What is the focus of the research you will carry out?

This research will examine the role of infrastructure projects in promoting business innovation in the economy. Projects have traditionally been looked at as isolated chunks that have a beginning and an end – which, of course, they do. However, we are starting to look at their role more broadly, incorporating the project front-end and back-end considerations into the picture. The former is about the strategic thinking that needs to happen for the project to be established in the first place, and latter is about use and operation aspects. As opposed to traditional time-cost-quality criteria, we will be looking at benefits realisation and value - key aspects of business innovation. I am very lucky that through this research, I get to work with Professor Andy Davies who is very well known for his work on innovation. A lot of existing research has been focusing on poor performance of infrastructure projects, painting a fairly grim picture of these things. We want to move beyond this understanding and start looking at a range of positive outcomes that these projects provide for their society.

Given that your research has this more optimistic foundation, what value do you think this perspective add to the existing literature?

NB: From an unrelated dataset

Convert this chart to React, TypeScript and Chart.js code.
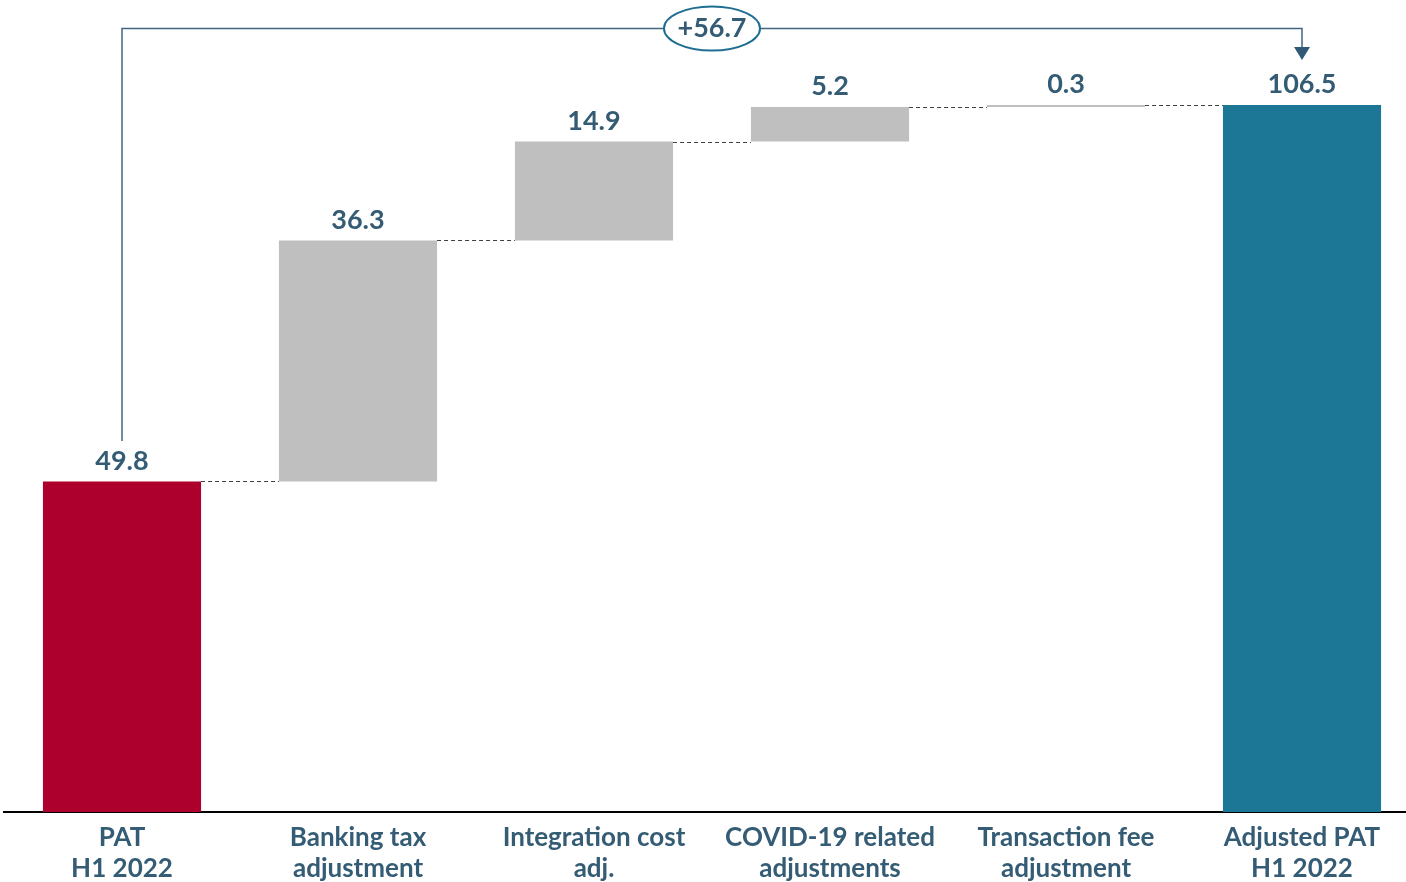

Yes, value is precisely the point. We need to start understanding the value equation of infrastructure projects better than we currently do. Senior policy and industry personnel who we interviewed in the past two years talk about it all the time. So it is important that research starts paying more attention to these aspects too. It is really about how these projects create value for their users and how they then capture a proportion of that value back. This kind of idea has normally been used in the space of start-ups and entrepreneurship, but not so much in the space of mainstream infrastructure. It’s always been considered a slow, boring business. So, now we will look at it from a somewhat more exciting perspective.

How long do you expect this research to take?

This is a career development grant and I proposed this as a long term line of enquiry. This two-year project will be instrumental in establishing the basis of this work. I am very interested in this area because it links back to work I have done previously, before joining C&PM, when I was in the Netherlands, Austria, and Croatia. This project will bring together nearly all of my scientific interests. Working closely with Andy and the project industry partners (Stanford’s Global Projects Center, the European Investment Bank, TfL, UCL East, Heathrow and Rijkswaterstaat) on this topic is truly a privilege. 

You have mentioned your academic background. What first made you interested in an academic career and your subject?

Choosing a career in academia, when I think about it now, is probably 50 per cent enthusiasm and ignorance of what is expected, and the other 50 per cent is just being in the right place at the right time. I started as a research assistant at the University of Zagreb but, for my PhD, I was interested in interdisciplinary design aspects and was based in the Vienna University of Technology. This was at the Institute of Industrial Building Interdisciplinary Planning – an eclectic place, combining architectural design, engineering design, and some construction and project management. Such an interdisciplinary mind-set was essential for the focus of my PhD, which used a major London Olympics enabling project back in 2010, as an in-depth case study. After completing my PhD in 2012, I did my first postdoc in the Netherlands – University of Twente - in the area of Healthcare Facility Planning and Design. This project included a fair bit of technology development. In 2014, I got the chance to join the Bartlett School of Construction and Project Management, working with Prof Andrew Edkins, Prof Brian Collins and others at the UCL-based International Centre for Infrastructure Futures (ICIF).

How does it feel to have now been awarded this ESRC grant?

Even though I am the Principle Investigator of the project, this grant is a result of working with others and countless collaborations with colleagues, not only in the School and ICIF, but also elsewhere. It is fair to say that this grant is really a sum of all those past and on-going conversations. I therefore see it more as a team accomplishment rather than an individual one.